> [Exercise brief] Would you quote every entry exactly, dropping only the pictures?

+-------+

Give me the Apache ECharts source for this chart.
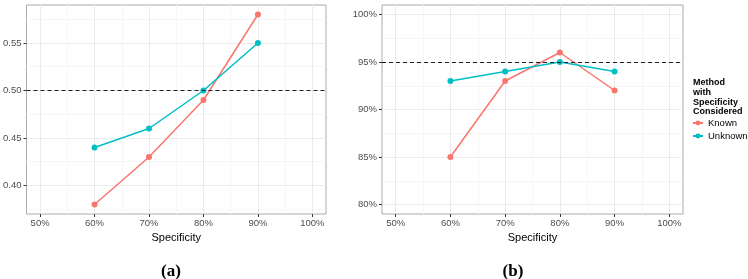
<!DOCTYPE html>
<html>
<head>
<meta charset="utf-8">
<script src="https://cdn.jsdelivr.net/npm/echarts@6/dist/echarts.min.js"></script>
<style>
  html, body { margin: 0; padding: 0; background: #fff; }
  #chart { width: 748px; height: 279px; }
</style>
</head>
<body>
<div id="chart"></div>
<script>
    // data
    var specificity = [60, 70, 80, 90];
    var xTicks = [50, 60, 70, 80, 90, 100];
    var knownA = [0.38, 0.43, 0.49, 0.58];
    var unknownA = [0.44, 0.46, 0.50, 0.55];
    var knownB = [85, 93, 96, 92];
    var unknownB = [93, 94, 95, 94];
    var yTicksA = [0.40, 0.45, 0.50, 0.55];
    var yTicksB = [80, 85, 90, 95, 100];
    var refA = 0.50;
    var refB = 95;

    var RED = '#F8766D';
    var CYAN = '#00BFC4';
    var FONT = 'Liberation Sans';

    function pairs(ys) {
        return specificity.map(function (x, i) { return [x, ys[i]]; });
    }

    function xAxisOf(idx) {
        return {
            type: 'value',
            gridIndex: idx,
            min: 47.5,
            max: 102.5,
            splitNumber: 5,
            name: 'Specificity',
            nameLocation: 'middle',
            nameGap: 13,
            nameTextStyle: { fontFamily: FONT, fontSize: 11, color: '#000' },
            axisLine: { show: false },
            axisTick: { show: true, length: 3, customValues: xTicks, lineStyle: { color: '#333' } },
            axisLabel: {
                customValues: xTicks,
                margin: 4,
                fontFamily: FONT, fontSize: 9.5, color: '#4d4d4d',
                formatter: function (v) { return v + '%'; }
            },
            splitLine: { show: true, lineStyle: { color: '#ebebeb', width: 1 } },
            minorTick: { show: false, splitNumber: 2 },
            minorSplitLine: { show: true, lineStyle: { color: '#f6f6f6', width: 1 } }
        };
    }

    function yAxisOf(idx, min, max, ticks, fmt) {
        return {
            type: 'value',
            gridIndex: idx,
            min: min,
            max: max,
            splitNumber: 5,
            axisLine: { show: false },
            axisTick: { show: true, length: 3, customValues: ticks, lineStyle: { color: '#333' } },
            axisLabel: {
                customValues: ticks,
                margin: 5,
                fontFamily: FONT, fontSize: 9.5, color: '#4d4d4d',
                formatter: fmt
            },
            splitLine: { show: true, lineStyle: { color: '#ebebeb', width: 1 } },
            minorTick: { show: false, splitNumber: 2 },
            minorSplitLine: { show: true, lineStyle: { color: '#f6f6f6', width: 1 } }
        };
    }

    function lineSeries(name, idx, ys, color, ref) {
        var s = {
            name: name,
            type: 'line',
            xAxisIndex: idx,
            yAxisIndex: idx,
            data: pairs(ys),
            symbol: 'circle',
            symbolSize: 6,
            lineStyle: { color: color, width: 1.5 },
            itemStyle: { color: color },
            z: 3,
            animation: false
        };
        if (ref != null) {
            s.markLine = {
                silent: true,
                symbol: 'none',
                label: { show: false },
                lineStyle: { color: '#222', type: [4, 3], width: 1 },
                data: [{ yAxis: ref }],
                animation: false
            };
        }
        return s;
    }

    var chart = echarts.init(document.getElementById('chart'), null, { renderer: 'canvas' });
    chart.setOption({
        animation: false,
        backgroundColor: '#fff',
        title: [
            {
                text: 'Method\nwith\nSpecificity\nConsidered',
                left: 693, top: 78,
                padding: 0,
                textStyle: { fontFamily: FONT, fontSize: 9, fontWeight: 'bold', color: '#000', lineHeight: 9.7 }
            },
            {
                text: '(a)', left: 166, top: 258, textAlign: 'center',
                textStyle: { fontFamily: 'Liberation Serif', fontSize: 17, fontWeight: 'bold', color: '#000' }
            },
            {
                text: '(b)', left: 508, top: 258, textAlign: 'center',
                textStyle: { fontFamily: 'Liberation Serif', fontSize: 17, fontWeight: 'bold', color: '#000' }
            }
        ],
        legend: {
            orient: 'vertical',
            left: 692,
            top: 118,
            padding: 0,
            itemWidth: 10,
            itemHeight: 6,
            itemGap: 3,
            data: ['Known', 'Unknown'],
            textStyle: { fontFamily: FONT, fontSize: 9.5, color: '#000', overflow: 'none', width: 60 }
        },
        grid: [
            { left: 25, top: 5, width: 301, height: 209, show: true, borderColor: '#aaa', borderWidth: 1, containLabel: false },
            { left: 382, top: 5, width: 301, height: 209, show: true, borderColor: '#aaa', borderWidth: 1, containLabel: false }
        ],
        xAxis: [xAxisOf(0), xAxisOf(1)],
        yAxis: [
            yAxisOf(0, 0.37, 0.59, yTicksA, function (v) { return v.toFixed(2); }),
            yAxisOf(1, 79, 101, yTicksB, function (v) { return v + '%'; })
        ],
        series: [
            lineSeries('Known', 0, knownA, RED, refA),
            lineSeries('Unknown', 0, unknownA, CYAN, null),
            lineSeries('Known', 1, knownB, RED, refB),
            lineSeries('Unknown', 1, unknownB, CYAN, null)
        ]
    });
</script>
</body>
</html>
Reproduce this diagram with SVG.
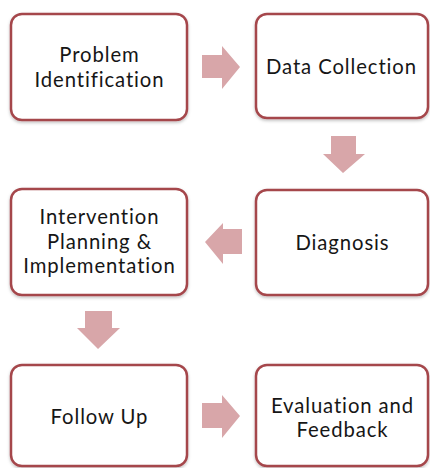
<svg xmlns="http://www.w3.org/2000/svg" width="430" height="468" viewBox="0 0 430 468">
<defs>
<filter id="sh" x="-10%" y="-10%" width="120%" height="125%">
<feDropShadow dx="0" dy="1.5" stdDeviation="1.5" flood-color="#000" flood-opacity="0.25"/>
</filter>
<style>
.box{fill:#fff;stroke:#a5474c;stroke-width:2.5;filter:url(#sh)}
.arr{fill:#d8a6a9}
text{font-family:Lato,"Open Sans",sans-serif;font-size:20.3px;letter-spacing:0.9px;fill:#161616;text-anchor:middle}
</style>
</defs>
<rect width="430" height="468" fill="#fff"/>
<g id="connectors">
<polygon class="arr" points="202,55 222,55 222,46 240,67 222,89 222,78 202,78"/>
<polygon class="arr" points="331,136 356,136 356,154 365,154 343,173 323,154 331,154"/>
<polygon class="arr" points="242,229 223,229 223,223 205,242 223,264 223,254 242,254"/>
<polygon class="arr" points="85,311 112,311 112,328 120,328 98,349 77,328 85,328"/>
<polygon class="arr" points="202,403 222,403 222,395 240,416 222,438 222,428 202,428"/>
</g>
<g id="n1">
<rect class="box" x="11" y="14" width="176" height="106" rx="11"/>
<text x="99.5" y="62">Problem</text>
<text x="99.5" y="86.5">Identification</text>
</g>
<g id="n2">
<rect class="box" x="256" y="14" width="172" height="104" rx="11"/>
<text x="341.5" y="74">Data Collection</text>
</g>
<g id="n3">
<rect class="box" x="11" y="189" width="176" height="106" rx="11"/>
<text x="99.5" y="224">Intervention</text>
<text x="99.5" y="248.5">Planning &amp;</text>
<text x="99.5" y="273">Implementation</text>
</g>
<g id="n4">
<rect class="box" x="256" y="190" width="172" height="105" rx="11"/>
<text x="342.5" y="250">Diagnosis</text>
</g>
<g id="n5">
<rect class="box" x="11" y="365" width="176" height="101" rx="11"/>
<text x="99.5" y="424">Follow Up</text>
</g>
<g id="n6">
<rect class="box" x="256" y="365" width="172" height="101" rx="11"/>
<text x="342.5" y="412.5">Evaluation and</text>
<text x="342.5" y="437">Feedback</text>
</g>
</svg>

+-------+

> [Reply]
Give me the Apache ECharts source for this chart.
<!DOCTYPE html>
<html>
<head>
<meta charset="utf-8">
<script src="https://cdn.jsdelivr.net/npm/echarts@6/dist/echarts.min.js"></script>
<style>
  html, body { margin: 0; padding: 0; background: #fff; }
  #chart { width: 748px; height: 279px; }
</style>
</head>
<body>
<div id="chart"></div>
<script>
    // data
    var specificity = [60, 70, 80, 90];
    var xTicks = [50, 60, 70, 80, 90, 100];
    var knownA = [0.38, 0.43, 0.49, 0.58];
    var unknownA = [0.44, 0.46, 0.50, 0.55];
    var knownB = [85, 93, 96, 92];
    var unknownB = [93, 94, 95, 94];
    var yTicksA = [0.40, 0.45, 0.50, 0.55];
    var yTicksB = [80, 85, 90, 95, 100];
    var refA = 0.50;
    var refB = 95;

    var RED = '#F8766D';
    var CYAN = '#00BFC4';
    var FONT = 'Liberation Sans';

    function pairs(ys) {
        return specificity.map(function (x, i) { return [x, ys[i]]; });
    }

    function xAxisOf(idx) {
        return {
            type: 'value',
            gridIndex: idx,
            min: 47.5,
            max: 102.5,
            splitNumber: 5,
            name: 'Specificity',
            nameLocation: 'middle',
            nameGap: 13,
            nameTextStyle: { fontFamily: FONT, fontSize: 11, color: '#000' },
            axisLine: { show: false },
            axisTick: { show: true, length: 3, customValues: xTicks, lineStyle: { color: '#333' } },
            axisLabel: {
                customValues: xTicks,
                margin: 4,
                fontFamily: FONT, fontSize: 9.5, color: '#4d4d4d',
                formatter: function (v) { return v + '%'; }
            },
            splitLine: { show: true, lineStyle: { color: '#ebebeb', width: 1 } },
            minorTick: { show: false, splitNumber: 2 },
            minorSplitLine: { show: true, lineStyle: { color: '#f6f6f6', width: 1 } }
        };
    }

    function yAxisOf(idx, min, max, ticks, fmt) {
        return {
            type: 'value',
            gridIndex: idx,
            min: min,
            max: max,
            splitNumber: 5,
            axisLine: { show: false },
            axisTick: { show: true, length: 3, customValues: ticks, lineStyle: { color: '#333' } },
            axisLabel: {
                customValues: ticks,
                margin: 5,
                fontFamily: FONT, fontSize: 9.5, color: '#4d4d4d',
                formatter: fmt
            },
            splitLine: { show: true, lineStyle: { color: '#ebebeb', width: 1 } },
            minorTick: { show: false, splitNumber: 2 },
            minorSplitLine: { show: true, lineStyle: { color: '#f6f6f6', width: 1 } }
        };
    }

    function lineSeries(name, idx, ys, color, ref) {
        var s = {
            name: name,
            type: 'line',
            xAxisIndex: idx,
            yAxisIndex: idx,
            data: pairs(ys),
            symbol: 'circle',
            symbolSize: 6,
            lineStyle: { color: color, width: 1.5 },
            itemStyle: { color: color },
            z: 3,
            animation: false
        };
        if (ref != null) {
            s.markLine = {
                silent: true,
                symbol: 'none',
                label: { show: false },
                lineStyle: { color: '#222', type: [4, 3], width: 1 },
                data: [{ yAxis: ref }],
                animation: false
            };
        }
        return s;
    }

    var chart = echarts.init(document.getElementById('chart'), null, { renderer: 'canvas' });
    chart.setOption({
        animation: false,
        backgroundColor: '#fff',
        title: [
            {
                text: 'Method\nwith\nSpecificity\nConsidered',
                left: 693, top: 78,
                padding: 0,
                textStyle: { fontFamily: FONT, fontSize: 9, fontWeight: 'bold', color: '#000', lineHeight: 9.7 }
            },
            {
                text: '(a)', left: 166, top: 258, textAlign: 'center',
                textStyle: { fontFamily: 'Liberation Serif', fontSize: 17, fontWeight: 'bold', color: '#000' }
            },
            {
                text: '(b)', left: 508, top: 258, textAlign: 'center',
                textStyle: { fontFamily: 'Liberation Serif', fontSize: 17, fontWeight: 'bold', color: '#000' }
            }
        ],
        legend: {
            orient: 'vertical',
            left: 692,
            top: 118,
            padding: 0,
            itemWidth: 10,
            itemHeight: 6,
            itemGap: 3,
            data: ['Known', 'Unknown'],
            textStyle: { fontFamily: FONT, fontSize: 9.5, color: '#000', overflow: 'none', width: 60 }
        },
        grid: [
            { left: 25, top: 5, width: 301, height: 209, show: true, borderColor: '#aaa', borderWidth: 1, containLabel: false },
            { left: 382, top: 5, width: 301, height: 209, show: true, borderColor: '#aaa', borderWidth: 1, containLabel: false }
        ],
        xAxis: [xAxisOf(0), xAxisOf(1)],
        yAxis: [
            yAxisOf(0, 0.37, 0.59, yTicksA, function (v) { return v.toFixed(2); }),
            yAxisOf(1, 79, 101, yTicksB, function (v) { return v + '%'; })
        ],
        series: [
            lineSeries('Known', 0, knownA, RED, refA),
            lineSeries('Unknown', 0, unknownA, CYAN, null),
            lineSeries('Known', 1, knownB, RED, refB),
            lineSeries('Unknown', 1, unknownB, CYAN, null)
        ]
    });
</script>
</body>
</html>
Reproduce this diagram with SVG.
<svg xmlns="http://www.w3.org/2000/svg" width="430" height="468" viewBox="0 0 430 468">
<defs>
<filter id="sh" x="-10%" y="-10%" width="120%" height="125%">
<feDropShadow dx="0" dy="1.5" stdDeviation="1.5" flood-color="#000" flood-opacity="0.25"/>
</filter>
<style>
.box{fill:#fff;stroke:#a5474c;stroke-width:2.5;filter:url(#sh)}
.arr{fill:#d8a6a9}
text{font-family:Lato,"Open Sans",sans-serif;font-size:20.3px;letter-spacing:0.9px;fill:#161616;text-anchor:middle}
</style>
</defs>
<rect width="430" height="468" fill="#fff"/>
<g id="connectors">
<polygon class="arr" points="202,55 222,55 222,46 240,67 222,89 222,78 202,78"/>
<polygon class="arr" points="331,136 356,136 356,154 365,154 343,173 323,154 331,154"/>
<polygon class="arr" points="242,229 223,229 223,223 205,242 223,264 223,254 242,254"/>
<polygon class="arr" points="85,311 112,311 112,328 120,328 98,349 77,328 85,328"/>
<polygon class="arr" points="202,403 222,403 222,395 240,416 222,438 222,428 202,428"/>
</g>
<g id="n1">
<rect class="box" x="11" y="14" width="176" height="106" rx="11"/>
<text x="99.5" y="62">Problem</text>
<text x="99.5" y="86.5">Identification</text>
</g>
<g id="n2">
<rect class="box" x="256" y="14" width="172" height="104" rx="11"/>
<text x="341.5" y="74">Data Collection</text>
</g>
<g id="n3">
<rect class="box" x="11" y="189" width="176" height="106" rx="11"/>
<text x="99.5" y="224">Intervention</text>
<text x="99.5" y="248.5">Planning &amp;</text>
<text x="99.5" y="273">Implementation</text>
</g>
<g id="n4">
<rect class="box" x="256" y="190" width="172" height="105" rx="11"/>
<text x="342.5" y="250">Diagnosis</text>
</g>
<g id="n5">
<rect class="box" x="11" y="365" width="176" height="101" rx="11"/>
<text x="99.5" y="424">Follow Up</text>
</g>
<g id="n6">
<rect class="box" x="256" y="365" width="172" height="101" rx="11"/>
<text x="342.5" y="412.5">Evaluation and</text>
<text x="342.5" y="437">Feedback</text>
</g>
</svg>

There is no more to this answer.